Goh Wei Hao, King’s College London

Transforming the Streets of 1980s Singapore in Art Commandos (1988): Redistributing the Sensible of the Urban Spaces in Singapore

Art Commandos (1988) was a month-long event that took performance art to the streets of Singapore, transforming them into dynamic stages. This presentation looks at how Art Commandos created a sphere of appearance where performance art and artists can be visible in ways that were denied to them in 1980s Singapore — specifically, how it transformed the perception of performance artwork from a ‘foreign’ art form into one that is part of the urban spaces of Singapore. The focus of this paper is on the moments of improvisation, looking at how Art Commandos navigated and challenged the structures within the urban spaces in Singapore that sought to render the performance art forms and artists marginal. I chose to focus on improvisational strategies as I will demonstrate that they are effective, but overlooked strategies, to redistribute the sensible.

I chose to study Art Commandos as it is one of the earliest performance artworks to be performed on the streets of Singapore. Before Art Commandos, performance art in Singapore was primarily created in private spaces for a closed audience of practitioners and friends. During the late 1980s, performance art was a relatively new and seemingly ‘non-local’ art form. More importantly, Art Commandos can be considered one of the last public performances in Singapore during a time when there were relatively few regulations for public performances; in the following decade, the art form became much more regulated due to several controversial performance artworks.

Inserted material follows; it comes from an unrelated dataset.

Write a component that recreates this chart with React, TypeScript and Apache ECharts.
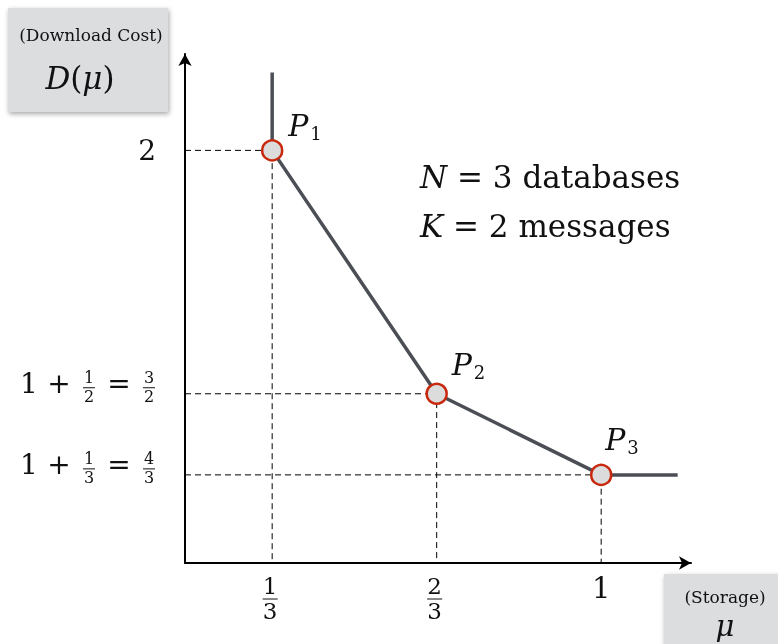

Martyna Ewa Majewska, The University of Manchester

Caminhando/Perambulating: Pope.L’s Urban Interventions

Conceived as a reflection on the life and practice of the late multidisciplinary artist Pope.L (1955–2023), this paper examines his performance-based interventions into urban spaces across the United States. Pope.L is best known for crawling down the streets of New York City – a career-long project he expanded to various urban locations around the world – but he also collaborated with communities in other US cities to address specific socioeconomic and environmental issues they were facing. These collaborations resulted in: Blink, a video ‘memory bank’ whose city-wide presence in New Orleans in 2011 was facilitated by a volunteer performance; Pull!, a durational community performance organised in Cleveland in 2013; and Flint Water (2017), a multipart project that addressed the water crisis in Flint.

Against the backdrop of those endeavours, the second part of the paper explores Reenactor, a relatively little-known film which Pope.L realised in Nashville between 2009 and 2010 with local residents and performers recruited at Tennessee State University. The study of Reenactor is based on field research conducted in the city and interviews with Pope.L’s collaborators. Inspired by Lygia Clark’s Caminhando, Reenactor ruminates on the enduring presence of Confederate iconography and Lost Cause mythology in Nashville, incorporating images of local mansions, monuments and historical markers. While analysing the grotesque imagery and convoluted text of the film, this paper traces the dialogue between the artist as an outsider in Nashville, the local urban and memorial landscapes, and the people engaged in the making of the film.